ANN JEWELL . I am the wife of Joseph Henry Jewell, who lives in Alfred-street, Tottenham-court-road, in the parish of St. Pancras—he is the housekeeper. At half-past seven o'clock in the evening of the 81st of Dec. my brother came to see me, and I was showing him over the house—I showed him into the front parlour—when I came to the back parlour I could not open it—I pulled it a second time, and got in—I found the prisoner there standing by the side of the door—he was holding the handle of the door till I opened it, and then he stood quite still—I said, "You villain, what do you do in my room?"—he begged for forgiveness, and said it was the first time he had ever done anything—my brother seized him, and said to me, "Look at your drawers, they are all open, and that black bag is half filled"—I saw a black bag on the floor, and my brother held the prisoner till the policeman came—we then took the prisoner and the bag into the front parlour—I saw taken out of it a dress, a mantle, two shirts, three waistcoats, some bed furniture, some stockings, two handkerchiefs, a flageolet, and a pair of trowsers—I afterwards missed my watch from my dressing-table drawer—the value of all the things is 3l. 7s.,—they were kept in my room—I had been into the room about twenty minutes before, and it was all safe then—these articles (looking at them) are what were found in the bag—they are all my husband's property—the shutters were not shut when I left the room, but he had put them to, and placed the looking-glass before them—the window was fastened—I have no idea how he got into the house—the street door was fastened when I went to let my brother in, and also when I let a person in who lives in the house twenty minutes before.

THOMAS LETCHFORD . I am the brother of the last witness, and am a coffee-house keeper, in High-street, Bloomsbury.
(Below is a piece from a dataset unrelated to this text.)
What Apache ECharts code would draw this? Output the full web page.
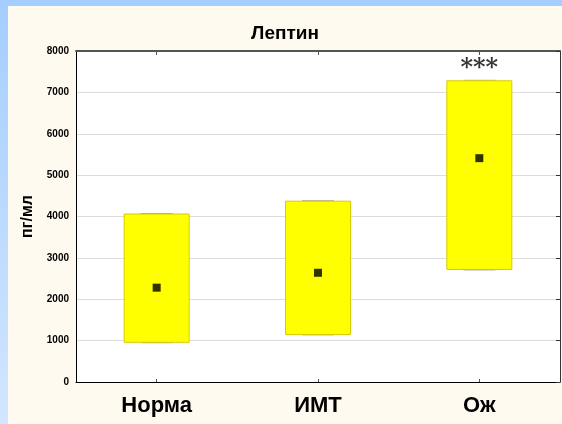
<!DOCTYPE html>
<html>
<head>
<meta charset="utf-8">
<script src="https://cdn.jsdelivr.net/npm/echarts@6/dist/echarts.min.js"></script>
<style>
html,body{margin:0;padding:0;}
#wrap{width:562px;height:424px;box-sizing:border-box;padding:6px 0 0 8px;
  background:linear-gradient(to bottom,#a4ceff,#d2e6ff);}
#main{width:554px;height:418px;background:#fffaef;}
</style>
</head>
<body>
<div id="wrap"><div id="main"></div></div>
<script>
// группы
var groups = ['Норма', 'ИМТ', 'Ож'];
// нижняя и верхняя граница прямоугольника
var boxLow = [960, 1150, 2720];
var boxHigh = [4060, 4370, 7280];
// среднее
var means = [2280, 2640, 5410];
// значимость
var signif = ['', '', '***'];
var yTicks = [0, 1000, 2000, 3000, 4000, 5000, 6000, 7000, 8000];

var chart = echarts.init(document.getElementById('main'));

var boxData = groups.map(function (g, i) {
	return [i, boxLow[i], boxHigh[i]];
});

var option = {
	animation: false,
	title: {
		text: 'Лептин',
		left: 'center',
		top: 13,
		textStyle: { fontFamily: 'Arial', fontSize: 19, fontWeight: 'bold', color: '#000' }
	},
	grid: { left: 68, right: 2, top: 45, bottom: 42, show: true, backgroundColor: '#fff', borderWidth: 0 },
	xAxis: [{
		type: 'category',
		data: groups,
		position: 'bottom',
		axisLine: { onZero: false, lineStyle: { color: '#000', width: 1 } },
		axisTick: { show: true, inside: true, alignWithLabel: true, length: 3, lineStyle: { color: '#555' } },
		axisLabel: { fontFamily: 'Arial', fontSize: 22, fontWeight: 'bold', color: '#000', margin: 13 },
		splitLine: { show: false }
	}, {
		type: 'category',
		data: groups,
		position: 'top',
		axisLine: { onZero: false, lineStyle: { color: '#555', width: 2 } },
		axisTick: { show: true, inside: true, alignWithLabel: true, length: 4, lineStyle: { color: '#555' } },
		axisLabel: { show: false }
	}],
	yAxis: [{
		type: 'value',
		min: 0,
		max: 8000,
		interval: 1000,
		name: 'пг/мл',
		nameLocation: 'middle',
		nameGap: 38,
		nameTextStyle: { fontFamily: 'Arial', fontSize: 16, fontWeight: 'bold', color: '#000' },
		axisLine: { show: true, onZero: false, lineStyle: { color: '#000' } },
		axisTick: { show: false },
		axisLabel: {
			fontFamily: 'Arial', fontSize: 10, fontWeight: 'bold', color: '#000', margin: 7,
			formatter: function (v) { return yTicks.indexOf(v) >= 0 ? String(v) : ''; }
		},
		splitLine: { show: true, lineStyle: { color: '#dcdcdc' } }
	}, {
		type: 'value',
		min: 0,
		max: 8000,
		interval: 1000,
		position: 'right',
		axisLine: { show: true, onZero: false, lineStyle: { color: '#333' } },
		axisTick: { show: true, inside: true, length: 4, lineStyle: { color: '#333' } },
		axisLabel: { show: false },
		splitLine: { show: false }
	}],
	series: [{
		name: 'box',
		type: 'custom',
		xAxisIndex: 0,
		yAxisIndex: 0,
		data: boxData,
		renderItem: function (params, api) {
			var c = api.value(0);
			var lo = api.coord([c, api.value(1)]);
			var hi = api.coord([c, api.value(2)]);
			var w = 65;
			var cap = 32;
			return {
				type: 'group',
				children: [{
					type: 'line',
					shape: { x1: lo[0] - cap / 2, y1: lo[1] + 0.5, x2: lo[0] + cap / 2, y2: lo[1] + 0.5 },
					style: { stroke: '#aaa', lineWidth: 1 }
				}, {
					type: 'line',
					shape: { x1: hi[0] - cap / 2, y1: hi[1] - 0.5, x2: hi[0] + cap / 2, y2: hi[1] - 0.5 },
					style: { stroke: '#aaa', lineWidth: 1 }
				}, {
					type: 'rect',
					shape: { x: hi[0] - w / 2, y: hi[1], width: w, height: lo[1] - hi[1] },
					style: { fill: '#ffff00', stroke: '#d6cc00', lineWidth: 1 }
				}]
			};
		},
		z: 2
	}, {
		name: 'sig',
		type: 'scatter',
		data: groups.map(function (g, i) { return [i, boxHigh[i]]; }),
		symbolSize: 0,
		label: {
			show: true,
			position: 'top',
			distance: 0,
			fontFamily: 'DejaVu Serif',
			fontSize: 24,
			fontWeight: 'bold',
			color: '#000',
			formatter: function (p) { return signif[p.dataIndex]; }
		},
		silent: true,
		z: 4
	}, {
		name: 'mean',
		type: 'scatter',
		data: groups.map(function (g, i) { return [i, means[i]]; }),
		symbol: 'rect',
		symbolSize: 8,
		itemStyle: { color: '#000' },
		z: 5
	}]
};
chart.setOption(option);
</script>
</body>
</html>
I went to see nry sister's house, about seven o'clock, on the evening of the 31st of Dec.—I had been into the front parlour, and was going to the back parlour—as she attempted to open the door, it was closed again—she made a second attempt, and it came open quite easily—I went in with her, and saw the prisoner there—my sister asked what he was doing there—he began to implore forgiveness directly, and went down on his knees—I saw the black bag, pointed to it, and said to my sister, "There is a black bag with things in it, and your drawers are open; he is a thief"—I saw these things taken

from the bag—I found the watch concealed under the counterpane, on the bedstead.
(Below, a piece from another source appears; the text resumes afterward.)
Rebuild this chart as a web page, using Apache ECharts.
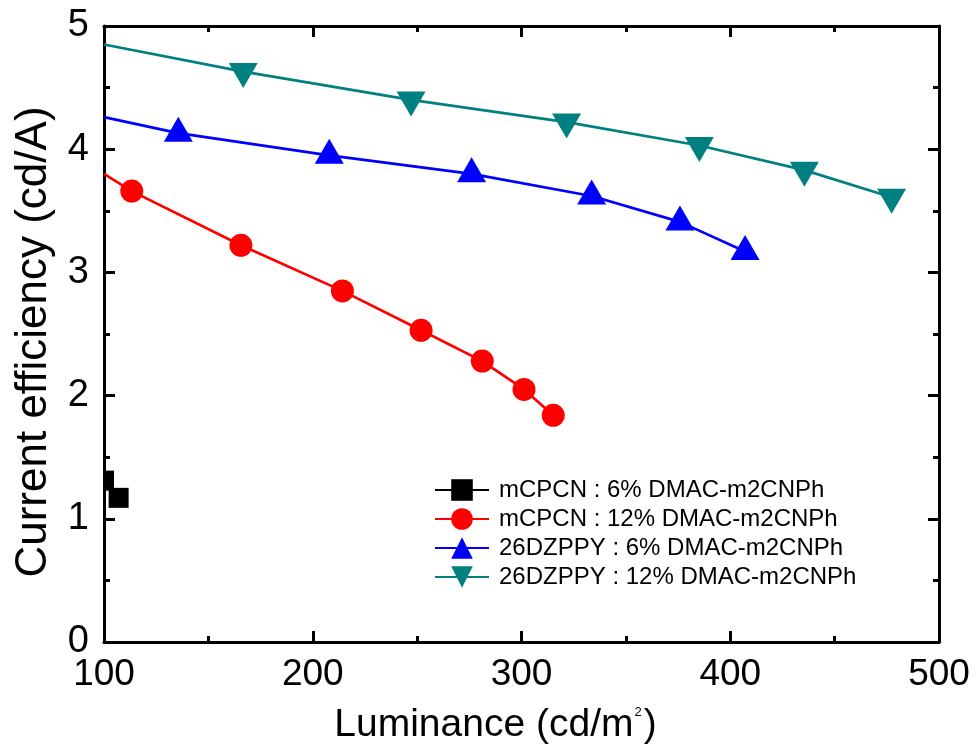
<!DOCTYPE html>
<html><head><meta charset="utf-8">
<script src="https://cdn.jsdelivr.net/npm/echarts@6/dist/echarts.min.js"></script>
<style>html,body{margin:0;padding:0;background:#fff}#c{width:977px;height:751px}</style>
</head><body><div id="c"></div>
<script>
const seriesNames = ['mCPCN : 6% DMAC-m2CNPh', 'mCPCN : 12% DMAC-m2CNPh', '26DZPPY : 6% DMAC-m2CNPh', '26DZPPY : 12% DMAC-m2CNPh'];
const blackX = [100, 107];
const blackY = [1.31, 1.17];
const redX = [100, 113.3, 165.6, 214.2, 251.9, 281.2, 301.2, 315.2];
const redY = [3.80, 3.66, 3.22, 2.85, 2.53, 2.28, 2.05, 1.84];
const blueX = [100, 135.6, 207.9, 276.1, 333.6, 375.9, 407.1];
const blueY = [4.26, 4.13, 3.95, 3.80, 3.62, 3.41, 3.17];
const tealX = [100, 166.7, 247.1, 321.6, 385.2, 435.5, 477.3];
const tealY = [4.85, 4.63, 4.40, 4.22, 4.03, 3.83, 3.61];
const xTicks = {min: 100, max: 500, interval: 100};
const yTicks = {min: 0, max: 5, interval: 1};

const FONT = 'Liberation Sans, Arial, sans-serif';
function pts(xs, ys, firstHidden) {
  return xs.map((x, i) => {
    const d = {value: [x, ys[i]]};
    if (i === 0 && firstHidden) d.symbol = 'none';
    return d;
  });
}
const blackData = pts(blackX, blackY, false);
// first black marker sits on the axis and is clipped to its right half
blackData[0].symbol = 'path://M0,0 H1 V2 H0 Z';
blackData[0].symbolSize = [10, 20];
blackData[0].symbolOffset = [5, 0];

const axisLineStyle = {color: '#000', width: 3};
function xAxisDef(pos, showLabel) {
  return {
    type: 'value', position: pos, min: xTicks.min, max: xTicks.max, interval: xTicks.interval,
    axisLine: {show: true, onZero: false, lineStyle: axisLineStyle},
    axisTick: {show: true, inside: true, length: 11, lineStyle: {color: '#000', width: 3}},
    minorTick: {show: true, splitNumber: 2, length: 6, lineStyle: {color: '#000', width: 3}},
    splitLine: {show: false},
    axisLabel: {show: showLabel, color: '#000', fontSize: 37, fontFamily: FONT, margin: 14},
  };
}
function yAxisDef(pos, showLabel) {
  return {
    type: 'value', position: pos, min: yTicks.min, max: yTicks.max, interval: yTicks.interval,
    axisLine: {show: true, onZero: false, lineStyle: axisLineStyle},
    axisTick: {show: true, inside: true, length: 11, lineStyle: {color: '#000', width: 3}},
    minorTick: {show: true, splitNumber: 2, length: 6, lineStyle: {color: '#000', width: 3}},
    splitLine: {show: false},
    axisLabel: {show: showLabel, color: '#000', fontSize: 38, fontFamily: FONT, margin: 15},
  };
}
const xa0 = xAxisDef('bottom', true);
xa0.name = 'Luminance (cd/m{sup|2})';
xa0.nameLocation = 'middle';
xa0.nameGap = 64;
xa0.nameTextStyle = {color: '#000', fontSize: 39, fontFamily: FONT, padding: [0, 52, 0, 0],
  rich: {sup: {fontSize: 13, fontFamily: FONT, color: '#000', verticalAlign: 'top', padding: [0, 2, 0, 1]}}};
const ya0 = yAxisDef('left', true);
ya0.name = 'Current efficiency (cd/A)';
ya0.nameLocation = 'middle';
ya0.nameGap = 48;
ya0.nameTextStyle = {color: '#000', fontSize: 44, fontFamily: FONT, padding: [0, 16, 0, 0]};

const chart = echarts.init(document.getElementById('c'), null, {renderer: 'canvas'});
chart.setOption({
  animation: false,
  backgroundColor: '#fff',
  grid: {left: 104, right: 38, top: 26, bottom: 109, containLabel: false},
  xAxis: [xa0, xAxisDef('top', false)],
  yAxis: [ya0, yAxisDef('right', false)],
  legend: {
    left: 429, top: 473, orient: 'vertical',
    itemWidth: 54, itemHeight: 27, itemGap: 5,
    textStyle: {color: '#000', fontSize: 24, fontFamily: FONT, padding: [0, 0, 0, 5]},
    data: seriesNames
  },
  series: [
    {name: seriesNames[0], type: 'line', data: blackData, symbol: 'rect', symbolSize: 20,
     color: '#000', lineStyle: {width: 2.7, color: '#000'}, itemStyle: {color: '#000'}, clip: true},
    {name: seriesNames[1], type: 'line', data: pts(redX, redY, true), symbol: 'circle', symbolSize: 23,
     color: '#ff0000', lineStyle: {width: 2.7, color: '#ff0000'}, itemStyle: {color: '#ff0000'}, clip: true},
    {name: seriesNames[2], type: 'line', data: pts(blueX, blueY, true), symbol: 'triangle', symbolSize: [29, 25],
     symbolOffset: [0, -4],
     color: '#0000ff', lineStyle: {width: 2.7, color: '#0000ff'}, itemStyle: {color: '#0000ff'}, clip: true},
    {name: seriesNames[3], type: 'line', data: pts(tealX, tealY, true), symbol: 'triangle', symbolSize: [29, 25],
     symbolRotate: 180, symbolOffset: [0, 4],
     color: '#008080', lineStyle: {width: 2.7, color: '#008080'}, itemStyle: {color: '#008080'}, clip: true}
  ]
});
</script>
</body></html>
JOESPH RUDLING (policeman.) I was sent for, and received the prisoner in charge—I found the bag and all the articles that are here—I found these skeleton keys and these lucifer matches on the prisoner.
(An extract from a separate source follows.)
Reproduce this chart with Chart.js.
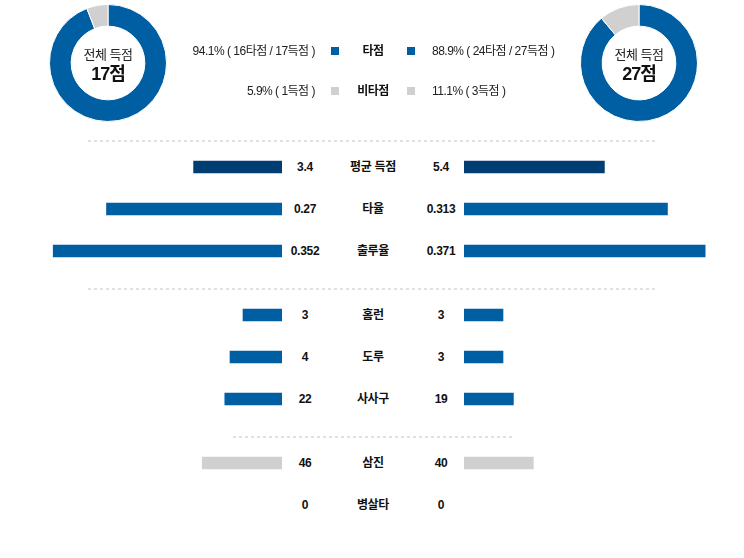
<!DOCTYPE html>
<html>
<head>
<meta charset="utf-8">
<script src="https://cdn.jsdelivr.net/npm/chart.js@4.4.1/dist/chart.umd.min.js"></script>
<style>
  body { margin: 0; background: #fff; font-family: "Liberation Sans", "Noto Sans CJK KR", sans-serif; }
  #wrap { position: relative; width: 744px; height: 558px; overflow: hidden; }
  .abs { position: absolute; }
  .donutText { position: absolute; width: 120px; text-align: center; color: #222; }
  .donutText .t1 { font-size: 13px; line-height: 16px; letter-spacing: -0.5px; }
  .donutText .t2 { font-size: 18px; line-height: 22px; font-weight: bold; color: #111; letter-spacing: -1px; }
  .lg { position: absolute; font-size: 12px; line-height: 16px; color: #222; white-space: nowrap; letter-spacing: -0.5px; }
  .sq { position: absolute; width: 8px; height: 8px; }
  .dots { position: absolute; height: 2px;
    background-image: linear-gradient(to right, #e2e2e2 50%, rgba(255,255,255,0) 50%);
    background-size: 6px 2px; }
  .cell { position: absolute; height: 42px; line-height: 42px; font-size: 12px; font-weight: bold;
    color: #111; text-align: center; white-space: nowrap; letter-spacing: -0.3px; }
</style>
</head>
<body>
<div id="wrap"></div>
<script>
// 팀 득점 구성
var teams = ['home', 'away'];
var totalRuns = [17, 27];
var rbiRuns = [16, 24];

// 비교 지표
var categories = ['평균 득점', '타율', '출루율', '홈런', '도루', '사사구', '삼진', '병살타'];
var homeValues = [3.4, 0.27, 0.352, 3, 4, 22, 46, 0];
var awayValues = [5.4, 0.313, 0.371, 3, 3, 19, 40, 0];
var scaleMax = [10, 0.4, 0.4, 20, 20, 100, 150, 20];
var groupSizes = [3, 3, 2];

var BLUE = '#005ea3';
var NAVY = '#003d73';
var GREY = '#d0d0d0';
var rowColors = [NAVY, BLUE, BLUE, BLUE, BLUE, BLUE, GREY, GREY];

var wrap = document.getElementById('wrap');

function el(tag, cls, css, text) {
    var d = document.createElement(tag);
    if (cls) d.className = cls;
    Object.assign(d.style, css || {});
    if (text !== undefined) d.textContent = text;
    wrap.appendChild(d);
    return d;
}

function pct(a, b) {
    return (a / b * 100).toFixed(1) + '%';
}

// 도넛
var donutLeft = [49, 580];
teams.forEach(function (t, i) {
    var c = el('canvas', 'abs', { left: donutLeft[i] + 'px', top: '4px' });
    c.width = 118;
    c.height = 118;
    new Chart(c.getContext('2d'), {
        type: 'doughnut',
        data: {
            labels: ['타점', '비타점'],
            datasets: [{
                data: [rbiRuns[i], totalRuns[i] - rbiRuns[i]],
                backgroundColor: [BLUE, GREY],
                borderColor: '#fff',
                borderWidth: 1
            }]
        },
        options: {
            responsive: false,
            animation: false,
            cutout: '63%',
            plugins: { legend: { display: false }, tooltip: { enabled: false } }
        }
    });
    var box = el('div', 'donutText', { left: (donutLeft[i] - 1) + 'px', top: '47px' });
    var t1 = document.createElement('div');
    t1.className = 't1';
    t1.textContent = '전체 득점';
    var t2 = document.createElement('div');
    t2.className = 't2';
    t2.textContent = totalRuns[i] + '점';
    box.appendChild(t1);
    box.appendChild(t2);
});

// 범례
var lgRows = [
    { y: 43, label: '타점', color: BLUE,
      left: pct(rbiRuns[0], totalRuns[0]) + ' ( ' + rbiRuns[0] + '타점 / ' + totalRuns[0] + '득점 )',
      right: pct(rbiRuns[1], totalRuns[1]) + ' ( ' + rbiRuns[1] + '타점 / ' + totalRuns[1] + '득점 )' },
    { y: 83, label: '비타점', color: GREY,
      left: pct(totalRuns[0] - rbiRuns[0], totalRuns[0]) + ' ( ' + (totalRuns[0] - rbiRuns[0]) + '득점 )',
      right: pct(totalRuns[1] - rbiRuns[1], totalRuns[1]) + ' ( ' + (totalRuns[1] - rbiRuns[1]) + '득점 )' }
];
lgRows.forEach(function (r) {
    el('div', 'lg', { right: (744 - 315) + 'px', top: r.y + 'px', textAlign: 'right' }, r.left);
    el('div', 'sq', { left: '331px', top: (r.y + 4) + 'px', background: r.color });
    el('div', 'lg', { left: '333px', width: '80px', top: r.y + 'px', textAlign: 'center', fontWeight: 'bold', color: '#111' }, r.label);
    el('div', 'sq', { left: '407px', top: (r.y + 4) + 'px', background: r.color });
    el('div', 'lg', { left: '432px', top: r.y + 'px' }, r.right);
});

// 구분선
el('div', 'dots', { left: '88px', width: '570px', top: '140px' });
el('div', 'dots', { left: '88px', width: '570px', top: '288px' });
el('div', 'dots', { left: '233px', width: '282px', top: '436px' });

// 막대 그룹
var groupTops = [146, 294, 442];

function barChart(canvas, values, colors, reverse) {
    new Chart(canvas.getContext('2d'), {
        type: 'bar',
        data: {
            labels: values.map(function (v, k) { return k; }),
            datasets: [{
                data: values,
                // 0인 막대는 그리지 않음
                backgroundColor: values.map(function (v, k) { return v > 0 ? colors[k] : 'rgba(0,0,0,0)'; }),
                borderWidth: 0,
                barThickness: 12
            }]
        },
        options: {
            indexAxis: 'y',
            responsive: false,
            animation: false,
            layout: { padding: 0 },
            scales: {
                x: { display: false, min: 0, max: 1, reverse: reverse },
                y: { display: false }
            },
            plugins: { legend: { display: false }, tooltip: { enabled: false } }
        }
    });
}

var start = 0;
groupSizes.forEach(function (n, g) {
    var idx = [];
    for (var k = start; k < start + n; k++) idx.push(k);
    start += n;
    var top = groupTops[g];
    var h = n * 42;

    var homeNorm = idx.map(function (k) { return homeValues[k] / scaleMax[k]; });
    var awayNorm = idx.map(function (k) { return awayValues[k] / scaleMax[k]; });
    var colors = idx.map(function (k) { return rowColors[k]; });

    var lc = el('canvas', 'abs', { left: '22px', top: top + 'px' });
    lc.width = 260; lc.height = h;
    barChart(lc, homeNorm, colors, true);

    var rc = el('canvas', 'abs', { left: '464px', top: top + 'px' });
    rc.width = 260; rc.height = h;
    barChart(rc, awayNorm, colors, false);

    idx.forEach(function (k, j) {
        var y = top + j * 42;
        el('div', 'cell', { left: '282px', width: '46px', top: y + 'px' }, String(homeValues[k]));
        el('div', 'cell', { left: '328px', width: '90px', top: y + 'px' }, categories[k]);
        el('div', 'cell', { left: '418px', width: '46px', top: y + 'px' }, String(awayValues[k]));
    });
});
</script>
</body>
</html>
Prisoner's Defence. I am guilty of stealing, but not of the breaking and entering. I was passing the house, about half-past seven o'clock, and the door was open; I was in great distress at the time, having lost my employment through having apoplectic fits.

(John Emery, carpenter, of No. 4, Portpool-lane, Gray's Inn-lane, gave the prisoner a good character.)

GUILTY of Stealing only. Aged 22.— Transported for Seven Years.